While climate change deniers tend to be older conservative Anglo males, the appeal of this new form of politics goes well beyond that demographic. As new constituencies subscribe to an anti-immigration, pro-protectionist, socially conservative agenda, they also get a strong dose of climate denier politics.

Leaving aside the narrow minded and inward looking social and political positions on issues like asylum seekers and foreign aid, there is a direct and immediate problem for us as environmentalists: The reality of climate change requires an urgent transformation of our economic and energy systems.

Yet the new Right are attempting to derail action and re-frame climate policy as being about hurting battlers. Fracking bans and closure of coal equate to higher electricity prices, more renewables to power blackouts, and so on. Most campaign messaging by large environmental groups continues to appeal to middle class interests and values. Yet, the middle class is now a shrinking societal fraction, outnumbered by the working poor, the precariat,  the remnants of the working class, and those excluded entirely from any real social and economic ‘investment’ in what we think of nostalgically as “Australia the lucky country’. 

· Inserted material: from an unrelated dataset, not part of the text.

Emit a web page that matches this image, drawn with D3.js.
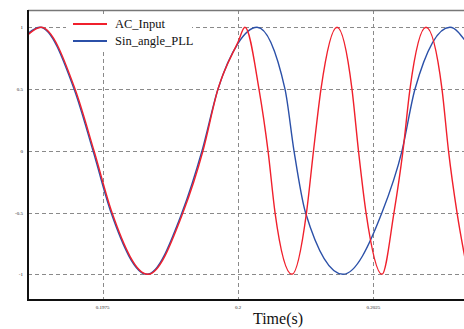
<!DOCTYPE html>
<html>
<head>
<meta charset="utf-8">
<script src="https://cdn.jsdelivr.net/npm/d3@7"></script>
<style>
  html, body { margin: 0; padding: 0; background: #fff; }
  svg { display: block; }
</style>
</head>
<body>
<div id="chart"></div>
<script>
// values
const seriesNames = ['AC_Input', 'Sin_angle_PLL'];
const xTicks = [0.1975, 0.2, 0.2025];
const xTickLabels = ['0.1975', '0.2', '0.2025'];
const yTicks = [1, 0.5, 0, -0.5, -1];
const yTickLabels = ['1', '0.5', '0', '-0.5', '-1'];

// AC_Input: time (s), value
const acTime = [0.196125, 0.196365, 0.196993, 0.197343, 0.197675, 0.198339, 0.198985, 0.199354, 0.199631,
  0.2, 0.200129, 0.200387, 0.200554, 0.200683, 0.200996, 0.201264, 0.201393, 0.201531, 0.201827,
  0.202103, 0.202223, 0.202362, 0.202657, 0.202878, 0.203044, 0.203173, 0.203469, 0.203764,
  0.203884, 0.204041, 0.20421];
const acValue = [0.94, 1, 0.5, 0, -0.5, -1, -0.5, 0, 0.5,
  0.88, 1, 0.5, 0, -0.5, -1, -0.5, 0, 0.5, 1,
  0.5, 0, -0.5, -1, -0.5, 0, 0.5, 1, 0.5,
  0, -0.5, -0.92];

// Sin_angle_PLL: time (s), value
const pllTime = [0.196125, 0.196347, 0.196975, 0.197325, 0.197657, 0.198321, 0.198967, 0.199336, 0.199631,
  0.2, 0.200351, 0.200867, 0.201033, 0.201245, 0.201937, 0.202657, 0.203026, 0.203266, 0.203911, 0.20421];
const pllValue = [0.95, 1, 0.5, 0, -0.5, -1, -0.5, 0, 0.5,
  0.87, 1, 0.5, 0, -0.5, -1, -0.5, 0, 0.5, 1, 0.88];

const width = 464, height = 329;
const margin = { L: 28, R: 0, T: 10, B: 29 };

const svg = d3.select('#chart').append('svg')
  .attr('width', width).attr('height', height);

const x = d3.scaleLinear()
  .domain([0.196125, 0.20417])
  .range([margin.L, width - margin.R]);
const y = d3.scaleLinear()
  .domain([-1.208, 1.14])
  .range([height - margin.B, margin.T]);

// grid
const grid = svg.append('g')
  .attr('stroke', '#8a8a8a').attr('stroke-width', 1).attr('stroke-dasharray', '4,3');
grid.selectAll('.gx').data(xTicks).enter().append('line')
  .attr('x1', d => Math.round(x(d)) + 0.5).attr('x2', d => Math.round(x(d)) + 0.5)
  .attr('y1', margin.T).attr('y2', height - margin.B);
grid.selectAll('.gy').data(yTicks).enter().append('line')
  .attr('x1', margin.L).attr('x2', width)
  .attr('y1', d => Math.round(y(d)) + 0.5).attr('y2', d => Math.round(y(d)) + 0.5);

// top frame
svg.append('line')
  .attr('x1', margin.L).attr('x2', width)
  .attr('y1', margin.T + 0.5).attr('y2', margin.T + 0.5)
  .attr('stroke', '#777').attr('stroke-width', 1.5);

// curves
svg.append('clipPath').attr('id', 'clip').append('rect')
  .attr('x', margin.L).attr('y', margin.T)
  .attr('width', width - margin.L).attr('height', height - margin.T - margin.B);

const line = d3.line()
  .x(d => x(d[0])).y(d => y(d[1]))
  .curve(d3.curveMonotoneX);

const pllPts = pllTime.map((t, i) => [t, pllValue[i]]);
const acPts = acTime.map((t, i) => [t, acValue[i]]);

const plot = svg.append('g').attr('clip-path', 'url(#clip)');
plot.append('path').datum(pllPts)
  .attr('d', line).attr('fill', 'none')
  .attr('stroke', '#2b50a8').attr('stroke-width', 1.4);
plot.append('path').datum(acPts)
  .attr('d', line).attr('fill', 'none')
  .attr('stroke', '#f0202c').attr('stroke-width', 1.4);

// axes lines
svg.append('line')
  .attr('x1', margin.L).attr('x2', margin.L)
  .attr('y1', margin.T).attr('y2', height - margin.B)
  .attr('stroke', '#111').attr('stroke-width', 2);
svg.append('line')
  .attr('x1', margin.L - 1).attr('x2', width)
  .attr('y1', height - margin.B).attr('y2', height - margin.B)
  .attr('stroke', '#111').attr('stroke-width', 2);

// tick labels
svg.append('g').selectAll('text').data(yTicks).enter().append('text')
  .attr('x', 23).attr('y', d => y(d) + 2)
  .attr('text-anchor', 'end')
  .style('font', '5px "Liberation Serif", serif').attr('fill', '#222')
  .text((d, i) => yTickLabels[i]);
svg.append('g').selectAll('text').data(xTicks).enter().append('text')
  .attr('x', d => x(d)).attr('y', height - margin.B + 9)
  .attr('text-anchor', 'middle')
  .style('font', '5px "Liberation Serif", serif').attr('fill', '#222')
  .text((d, i) => xTickLabels[i]);

// axis title
svg.append('text')
  .attr('x', 278).attr('y', 324)
  .attr('text-anchor', 'middle')
  .style('font', '16px "Liberation Serif", serif').attr('fill', '#111')
  .text('Time(s)');

// legend
const legend = svg.append('g');
legend.append('rect')
  .attr('x', 66).attr('y', 16).attr('width', 126).attr('height', 33)
  .attr('fill', '#fff');
const legendColors = ['#f0202c', '#2b50a8'];
seriesNames.forEach((name, i) => {
  const ly = 24 + i * 17;
  legend.append('line')
    .attr('x1', 73).attr('x2', 107).attr('y1', ly).attr('y2', ly)
    .attr('stroke', legendColors[i]).attr('stroke-width', 2);
  legend.append('text')
    .attr('x', 115).attr('y', ly + 4)
    .style('font', '12.5px "Liberation Serif", serif').attr('fill', '#111')
    .text(name);
});
</script>
</body>
</html>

In the economic realm there is a lot to be hopeful about. These profound structural shifts could generate a kind of environmental campaign gloom-saying. But, a nuanced examination actually poses hope from unexpected quarters In opposing ‘free’ trade and the predatory behaviour of many large corporations, the newly re-energized and expanded Right has entered the political space normally filled by progressive movements. The position of senators  Hanson and Jacqui Lambie, on issues like trade demonstrates an alignment between ‘the battlers’ so favoured by the rhetoric of the Right and the environmental and social justice values of Friends of the Earth. 

Friends of the Earth has been working to do this for many years now. Two campaigns stand out in the last decade – Yes 2 Renewables, which has successfully built active support for renewable energy in the community, and the Coal and Gas Free Victoria campaign, which helped achieve the first permanent ban on onshore unconventional gas drilling and fracking. We achieved both these results by meeting people where they are, building trust, common cause, and political power, and then flexing that muscle in a strategic way.

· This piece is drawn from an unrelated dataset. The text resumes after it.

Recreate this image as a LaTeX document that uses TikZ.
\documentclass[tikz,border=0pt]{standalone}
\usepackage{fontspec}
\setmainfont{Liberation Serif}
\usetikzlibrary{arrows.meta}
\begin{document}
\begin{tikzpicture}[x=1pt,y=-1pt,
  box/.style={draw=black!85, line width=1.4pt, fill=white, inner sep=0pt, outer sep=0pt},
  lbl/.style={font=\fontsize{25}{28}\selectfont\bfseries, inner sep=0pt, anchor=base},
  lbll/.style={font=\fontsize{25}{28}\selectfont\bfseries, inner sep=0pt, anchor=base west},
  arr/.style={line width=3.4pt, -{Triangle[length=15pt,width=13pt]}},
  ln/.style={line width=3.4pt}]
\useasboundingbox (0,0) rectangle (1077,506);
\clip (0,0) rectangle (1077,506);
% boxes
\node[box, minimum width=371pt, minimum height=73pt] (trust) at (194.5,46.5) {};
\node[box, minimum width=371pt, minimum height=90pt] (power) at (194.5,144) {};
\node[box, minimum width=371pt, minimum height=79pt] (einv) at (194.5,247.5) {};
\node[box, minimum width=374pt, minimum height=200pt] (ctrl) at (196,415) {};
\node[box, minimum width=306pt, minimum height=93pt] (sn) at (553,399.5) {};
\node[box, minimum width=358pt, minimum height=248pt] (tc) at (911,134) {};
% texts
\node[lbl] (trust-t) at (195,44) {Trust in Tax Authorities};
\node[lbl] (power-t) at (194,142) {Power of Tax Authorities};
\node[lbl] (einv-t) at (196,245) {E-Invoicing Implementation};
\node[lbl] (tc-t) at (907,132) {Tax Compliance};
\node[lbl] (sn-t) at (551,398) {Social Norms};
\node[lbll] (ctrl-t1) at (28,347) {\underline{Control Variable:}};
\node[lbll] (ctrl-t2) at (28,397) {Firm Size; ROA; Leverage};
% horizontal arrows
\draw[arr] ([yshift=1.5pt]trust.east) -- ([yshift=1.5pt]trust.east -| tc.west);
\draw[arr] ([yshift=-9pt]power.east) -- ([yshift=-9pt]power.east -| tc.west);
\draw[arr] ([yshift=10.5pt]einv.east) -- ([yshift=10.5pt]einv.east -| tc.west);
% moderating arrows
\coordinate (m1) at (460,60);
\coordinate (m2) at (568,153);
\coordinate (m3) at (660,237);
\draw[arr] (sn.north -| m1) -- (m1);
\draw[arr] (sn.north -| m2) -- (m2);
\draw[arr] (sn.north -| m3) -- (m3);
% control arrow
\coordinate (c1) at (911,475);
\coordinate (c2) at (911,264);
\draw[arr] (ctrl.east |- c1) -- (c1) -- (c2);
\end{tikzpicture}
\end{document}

The fact is that current political and economic systems work primarily for the benefit of the big players: corporations who avoid paying their share of tax, the fossil fuel companies who have a direct line to the PM, and the conservatives in the federal government who are wanting to cut penalty rates and social welfare. Right wing think tanks like the Institute of Public Affairs (IPA) have a massive influence on policy makers and the mainstream media, promoting radical ideas which would destroy many of the social safety nets that Australians rely on.

People know that the system is broken. The new wave of conservative populism  takes advantage of discontent and dislocation in the community. From FoE’s point of view, what we need is to show that this discontent and dislocation aligns with genuine inclusive progressive thinking and action, that can circumvent the old political parties, and call to account corporate privilege, and addressing climate change and environmental degradation is a central part of this process.